** DATA PROVIDED **
⟨
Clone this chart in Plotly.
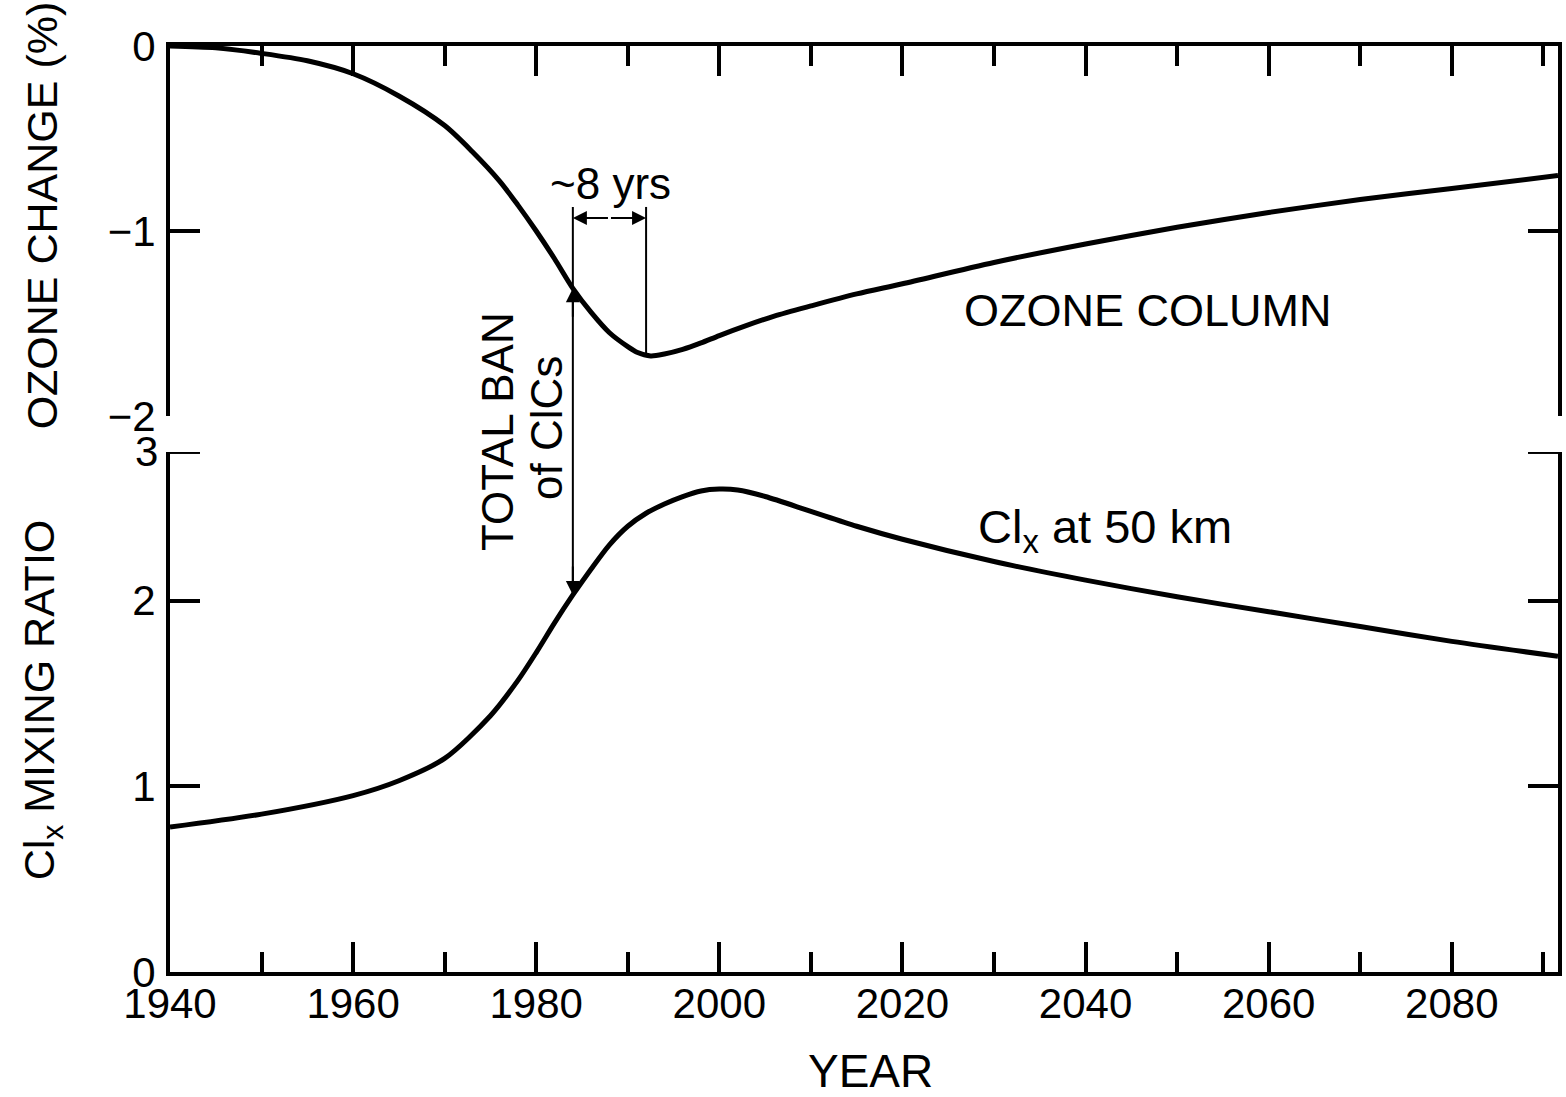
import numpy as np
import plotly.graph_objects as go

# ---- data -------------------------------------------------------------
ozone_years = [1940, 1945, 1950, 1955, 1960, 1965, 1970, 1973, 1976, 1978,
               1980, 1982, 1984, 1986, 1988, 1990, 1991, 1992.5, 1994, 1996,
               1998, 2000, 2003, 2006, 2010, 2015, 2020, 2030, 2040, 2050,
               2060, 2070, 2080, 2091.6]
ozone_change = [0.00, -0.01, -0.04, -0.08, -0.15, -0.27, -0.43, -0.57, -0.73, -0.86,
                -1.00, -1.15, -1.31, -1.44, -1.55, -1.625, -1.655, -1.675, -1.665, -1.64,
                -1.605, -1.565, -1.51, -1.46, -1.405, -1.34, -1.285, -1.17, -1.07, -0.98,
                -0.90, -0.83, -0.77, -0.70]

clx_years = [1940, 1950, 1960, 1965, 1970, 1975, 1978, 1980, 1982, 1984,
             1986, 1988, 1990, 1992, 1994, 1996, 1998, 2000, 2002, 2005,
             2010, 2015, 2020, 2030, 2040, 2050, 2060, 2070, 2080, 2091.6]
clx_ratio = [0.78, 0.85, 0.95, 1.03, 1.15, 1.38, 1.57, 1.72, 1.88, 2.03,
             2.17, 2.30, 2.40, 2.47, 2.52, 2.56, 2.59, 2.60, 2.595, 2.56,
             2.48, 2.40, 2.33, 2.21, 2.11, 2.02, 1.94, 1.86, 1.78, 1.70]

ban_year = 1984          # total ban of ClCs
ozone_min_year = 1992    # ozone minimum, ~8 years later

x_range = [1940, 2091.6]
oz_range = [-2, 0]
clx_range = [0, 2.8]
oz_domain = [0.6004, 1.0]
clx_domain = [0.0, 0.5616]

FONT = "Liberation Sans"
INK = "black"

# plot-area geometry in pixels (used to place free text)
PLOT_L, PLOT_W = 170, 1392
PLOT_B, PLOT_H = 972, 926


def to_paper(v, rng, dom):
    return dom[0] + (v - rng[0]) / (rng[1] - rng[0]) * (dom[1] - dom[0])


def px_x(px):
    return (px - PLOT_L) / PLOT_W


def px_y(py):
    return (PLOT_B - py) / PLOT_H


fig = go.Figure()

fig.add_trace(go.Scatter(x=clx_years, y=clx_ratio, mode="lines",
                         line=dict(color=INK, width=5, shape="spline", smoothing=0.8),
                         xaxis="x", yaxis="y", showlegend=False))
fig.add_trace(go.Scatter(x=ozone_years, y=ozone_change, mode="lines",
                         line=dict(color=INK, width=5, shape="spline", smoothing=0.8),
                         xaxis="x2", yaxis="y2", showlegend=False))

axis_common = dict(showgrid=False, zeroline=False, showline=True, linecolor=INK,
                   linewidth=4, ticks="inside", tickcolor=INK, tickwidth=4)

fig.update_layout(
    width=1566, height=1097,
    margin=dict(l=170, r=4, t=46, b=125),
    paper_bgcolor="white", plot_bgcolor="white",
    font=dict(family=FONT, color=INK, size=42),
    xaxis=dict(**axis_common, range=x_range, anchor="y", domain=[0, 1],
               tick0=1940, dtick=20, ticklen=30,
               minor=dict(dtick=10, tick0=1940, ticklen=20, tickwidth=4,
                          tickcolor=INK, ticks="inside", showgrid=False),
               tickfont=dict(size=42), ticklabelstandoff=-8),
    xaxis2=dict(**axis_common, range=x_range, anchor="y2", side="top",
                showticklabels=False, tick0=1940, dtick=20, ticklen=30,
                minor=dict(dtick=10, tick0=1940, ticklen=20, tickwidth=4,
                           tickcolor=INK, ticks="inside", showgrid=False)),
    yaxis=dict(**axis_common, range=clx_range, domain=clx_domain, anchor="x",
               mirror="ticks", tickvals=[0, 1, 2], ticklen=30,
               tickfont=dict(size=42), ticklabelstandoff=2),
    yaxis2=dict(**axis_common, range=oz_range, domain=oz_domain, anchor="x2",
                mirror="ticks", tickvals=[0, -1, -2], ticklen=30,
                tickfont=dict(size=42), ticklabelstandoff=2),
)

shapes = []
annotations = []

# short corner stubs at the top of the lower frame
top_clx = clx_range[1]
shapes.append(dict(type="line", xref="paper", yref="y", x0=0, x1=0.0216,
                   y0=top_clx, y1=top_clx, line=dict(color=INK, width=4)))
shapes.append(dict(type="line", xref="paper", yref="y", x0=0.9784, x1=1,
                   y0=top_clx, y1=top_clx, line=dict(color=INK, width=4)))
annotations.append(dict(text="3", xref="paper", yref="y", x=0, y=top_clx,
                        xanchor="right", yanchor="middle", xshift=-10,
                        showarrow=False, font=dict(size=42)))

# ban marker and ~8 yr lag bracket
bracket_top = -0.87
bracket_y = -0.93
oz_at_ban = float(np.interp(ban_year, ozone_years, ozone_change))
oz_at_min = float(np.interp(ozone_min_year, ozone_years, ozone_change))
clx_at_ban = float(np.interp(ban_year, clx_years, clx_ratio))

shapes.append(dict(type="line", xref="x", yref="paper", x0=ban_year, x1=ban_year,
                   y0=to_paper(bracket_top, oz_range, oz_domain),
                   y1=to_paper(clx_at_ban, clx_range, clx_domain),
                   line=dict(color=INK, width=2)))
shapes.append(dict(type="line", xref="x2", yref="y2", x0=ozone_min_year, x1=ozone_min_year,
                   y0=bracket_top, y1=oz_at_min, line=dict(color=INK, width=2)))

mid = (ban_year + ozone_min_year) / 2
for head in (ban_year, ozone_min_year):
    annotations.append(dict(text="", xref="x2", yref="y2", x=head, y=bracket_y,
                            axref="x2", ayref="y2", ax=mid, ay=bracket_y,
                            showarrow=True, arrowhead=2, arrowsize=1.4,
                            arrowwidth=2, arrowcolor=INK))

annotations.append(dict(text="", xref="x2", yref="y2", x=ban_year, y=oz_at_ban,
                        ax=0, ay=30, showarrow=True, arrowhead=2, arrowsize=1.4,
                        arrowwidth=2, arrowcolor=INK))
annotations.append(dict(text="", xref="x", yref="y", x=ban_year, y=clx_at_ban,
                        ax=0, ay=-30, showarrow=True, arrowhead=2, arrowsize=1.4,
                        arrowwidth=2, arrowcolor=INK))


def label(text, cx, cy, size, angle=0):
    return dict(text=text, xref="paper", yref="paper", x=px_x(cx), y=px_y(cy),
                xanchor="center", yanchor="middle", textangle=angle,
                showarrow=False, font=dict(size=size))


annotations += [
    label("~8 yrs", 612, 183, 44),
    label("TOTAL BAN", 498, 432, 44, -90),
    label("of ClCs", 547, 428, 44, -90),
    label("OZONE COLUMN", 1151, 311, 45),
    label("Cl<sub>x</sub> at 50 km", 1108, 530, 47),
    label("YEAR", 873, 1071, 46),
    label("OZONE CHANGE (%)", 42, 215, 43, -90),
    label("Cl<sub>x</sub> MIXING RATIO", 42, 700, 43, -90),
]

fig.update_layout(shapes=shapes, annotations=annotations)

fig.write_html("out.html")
⟩
** SHORT TASK **
Exactly as written, please give again the lines from the beginning of the listing through the line containing "import plotly.graph_objects as go", inclusive, without any pictures.

** FULL OUTPUT **
Clone this chart in Plotly.
import numpy as np
import plotly.graph_objects as go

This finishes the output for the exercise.